TASK DIRECTIONS:
Can you output the material exactly as written, minus any pictures it holds?

GIVEN INFORMATION:

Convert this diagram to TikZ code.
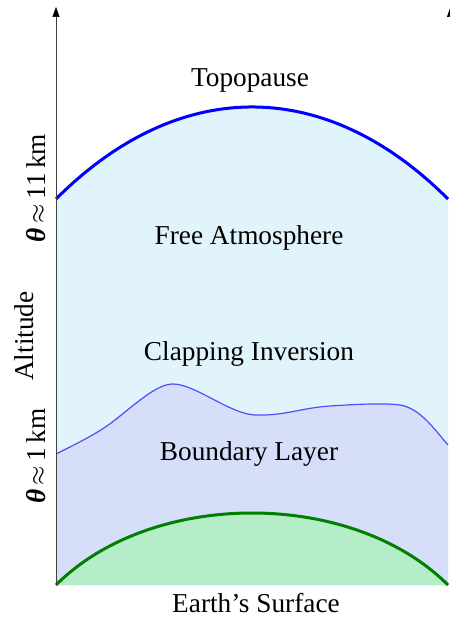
\documentclass[tikz,border=0pt]{standalone}
\usepackage{fontspec}
\setmainfont{Liberation Serif}
\usetikzlibrary{arrows.meta}
\definecolor{skyfill}{HTML}{E1F4FB}
\definecolor{lavfill}{HTML}{D6DEFA}
\definecolor{groundfill}{HTML}{B6EDC9}
\definecolor{groundline}{HTML}{008000}
\definecolor{bllline}{HTML}{4F4FF5}
\tikzset{
  lbl/.style={font=\fontsize{27.3}{31}\selectfont, anchor=base, inner sep=0pt},
  sidelbl/.style={lbl, rotate=90},
  axisline/.style={draw=black!75, line width=0.7pt, -{Triangle[length=10pt,width=7pt,black]}},
}
\newcommand{\thetab}{{\bfseries\itshape θ}}
\newcommand{\approxsym}{\,$\approx$\,}
\begin{document}
\begin{tikzpicture}[x=1pt,y=-1pt]
\useasboundingbox (0,0) rectangle (449,617);
% fills
\fill[skyfill] (56,199) .. controls (178.7,76.3) and (325.3,76.3) .. (448,199) -- (448,585) -- (56,585) -- cycle;
\fill[lavfill] (56,454) .. controls (80,442) and (100,432) .. (115,420)
  .. controls (140,400) and (158,384) .. (173,384)
  .. controls (195,384) and (230,414) .. (255,415)
  .. controls (285,416) and (300,408) .. (330,406)
  .. controls (360,404) and (385,403) .. (400,405)
  .. controls (420,408) and (435,430) .. (448,445)
  -- (448,585) -- (56,585) -- cycle;
\fill[groundfill] (56,585) .. controls (152,489) and (352,489) .. (448,585) -- cycle;
% boundary lines
\draw[blue, line width=3pt] (56,199) .. controls (178.7,76.3) and (325.3,76.3) .. (448,199);
\draw[bllline, line width=1.2pt] (56,454) .. controls (80,442) and (100,432) .. (115,420)
  .. controls (140,400) and (158,384) .. (173,384)
  .. controls (195,384) and (230,414) .. (255,415)
  .. controls (285,416) and (300,408) .. (330,406)
  .. controls (360,404) and (385,403) .. (400,405)
  .. controls (420,408) and (435,430) .. (448,445);
\draw[groundline, line width=3pt] (56,585) .. controls (152,489) and (352,489) .. (448,585);
% axes
\coordinate (lb) at (56,585);
\coordinate (lt) at (56,7);
\coordinate (rb) at (450.5,585);
\coordinate (rt) at (450.5,7);
\draw[axisline] (lb) -- (lt);
\draw[axisline] (rb) -- (rt);
% labels
\node[lbl] (topo) at (250,87) {Topopause};
\node[lbl] (free) at (249,244) {Free Atmosphere};
\node[lbl] (clap) at (249,360) {Clapping Inversion};
\node[lbl] (bl) at (249,460) {Boundary Layer};
\node[lbl] (earth) at (256,612) {Earth’s Surface};
\node[sidelbl] (h11) at (45,188) {\thetab\approxsym11\,km};
\node[sidelbl] (alt) at (33,336) {Altitude};
\node[sidelbl] (h1) at (45,456) {\thetab\approxsym1\,km};
\end{tikzpicture}
\end{document}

SOLUTION BELOW:
Convert this diagram to TikZ code.
\documentclass[tikz,border=0pt]{standalone}
\usepackage{fontspec}
\setmainfont{Liberation Serif}
\usetikzlibrary{arrows.meta}
\definecolor{skyfill}{HTML}{E1F4FB}
\definecolor{lavfill}{HTML}{D6DEFA}
\definecolor{groundfill}{HTML}{B6EDC9}
\definecolor{groundline}{HTML}{008000}
\definecolor{bllline}{HTML}{4F4FF5}
\tikzset{
  lbl/.style={font=\fontsize{27.3}{31}\selectfont, anchor=base, inner sep=0pt},
  sidelbl/.style={lbl, rotate=90},
  axisline/.style={draw=black!75, line width=0.7pt, -{Triangle[length=10pt,width=7pt,black]}},
}
\newcommand{\thetab}{{\bfseries\itshape θ}}
\newcommand{\approxsym}{\,$\approx$\,}
\begin{document}
\begin{tikzpicture}[x=1pt,y=-1pt]
\useasboundingbox (0,0) rectangle (449,617);
% fills
\fill[skyfill] (56,199) .. controls (178.7,76.3) and (325.3,76.3) .. (448,199) -- (448,585) -- (56,585) -- cycle;
\fill[lavfill] (56,454) .. controls (80,442) and (100,432) .. (115,420)
  .. controls (140,400) and (158,384) .. (173,384)
  .. controls (195,384) and (230,414) .. (255,415)
  .. controls (285,416) and (300,408) .. (330,406)
  .. controls (360,404) and (385,403) .. (400,405)
  .. controls (420,408) and (435,430) .. (448,445)
  -- (448,585) -- (56,585) -- cycle;
\fill[groundfill] (56,585) .. controls (152,489) and (352,489) .. (448,585) -- cycle;
% boundary lines
\draw[blue, line width=3pt] (56,199) .. controls (178.7,76.3) and (325.3,76.3) .. (448,199);
\draw[bllline, line width=1.2pt] (56,454) .. controls (80,442) and (100,432) .. (115,420)
  .. controls (140,400) and (158,384) .. (173,384)
  .. controls (195,384) and (230,414) .. (255,415)
  .. controls (285,416) and (300,408) .. (330,406)
  .. controls (360,404) and (385,403) .. (400,405)
  .. controls (420,408) and (435,430) .. (448,445);
\draw[groundline, line width=3pt] (56,585) .. controls (152,489) and (352,489) .. (448,585);
% axes
\coordinate (lb) at (56,585);
\coordinate (lt) at (56,7);
\coordinate (rb) at (450.5,585);
\coordinate (rt) at (450.5,7);
\draw[axisline] (lb) -- (lt);
\draw[axisline] (rb) -- (rt);
% labels
\node[lbl] (topo) at (250,87) {Topopause};
\node[lbl] (free) at (249,244) {Free Atmosphere};
\node[lbl] (clap) at (249,360) {Clapping Inversion};
\node[lbl] (bl) at (249,460) {Boundary Layer};
\node[lbl] (earth) at (256,612) {Earth’s Surface};
\node[sidelbl] (h11) at (45,188) {\thetab\approxsym11\,km};
\node[sidelbl] (alt) at (33,336) {Altitude};
\node[sidelbl] (h1) at (45,456) {\thetab\approxsym1\,km};
\end{tikzpicture}
\end{document}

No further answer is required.